Does this make sense for our use case? Absolutely. We are comparing the difference in intensity of each pixel in a 28x28 grid to determine image similarity. Let’s say we were comparing something to a zero. The image we were looking at had a very dark pixel in the exact center of the screen. A zero is basically a circle, so there shouldn’t be anything in the center of the image. If we could point out that a big mistake like that is much further away from a zero, then we’d be in a really good spot. Since we are comparing pixel densities, it makes a lot of sense that for images that have some pixels that are way off of the ideal image we would get more accurate scores with the RMSE vs the L2 norm.

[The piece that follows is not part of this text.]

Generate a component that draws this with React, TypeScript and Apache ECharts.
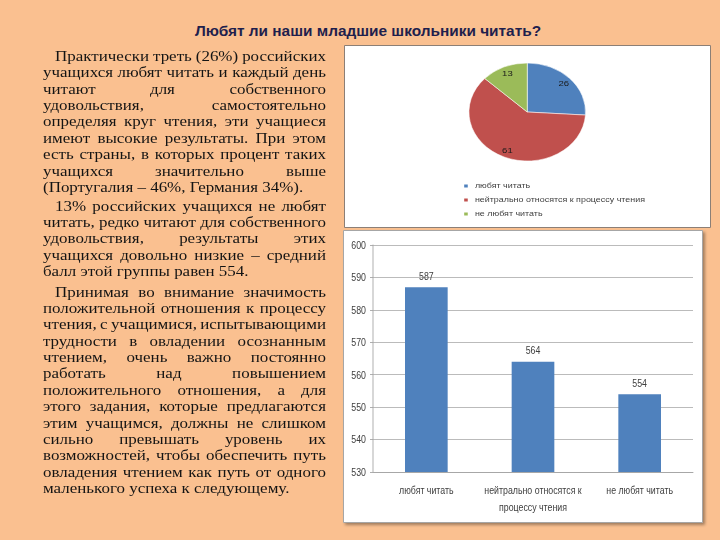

Here’s another way to visualize it.

The RMSE is way higher on the parts of the graph where the prediction is furthest away from the true value. Bigger mistakes are penalized much more intensely than other mistakes in the same environment. L1 says “Ok, yeah that’s bad”, L2 says “This is insane, how are you this wrong?!”

Conclusion

This isn’t really a ML post, but it does pave the way to understand the next part in this series. We need a baseline to assess if our ML model performs better than the alternatives. In this case we saw that using the RMSE loss we could get a classification accuracy of our validation set of 81.73%. We will aim to beat that performance using Stochastic Gradient Descent in the next post.

Reflections

The hardest part of this was making the conceptual shift from realizing each image needed 10 values associated with it. Once I made that leap this became way easier.
A big part of this was just working through some of the code and fiddly bits. I had to remember and re-teach myself why sometimes the tensor.mean(x) changes based on what you want. I didn’t include it in the post but it was part of the process.
Comparing the two loss functions was a huge lightbulb moment for me, and the side-by-side graph was really helpful. Hopefully you learn something too!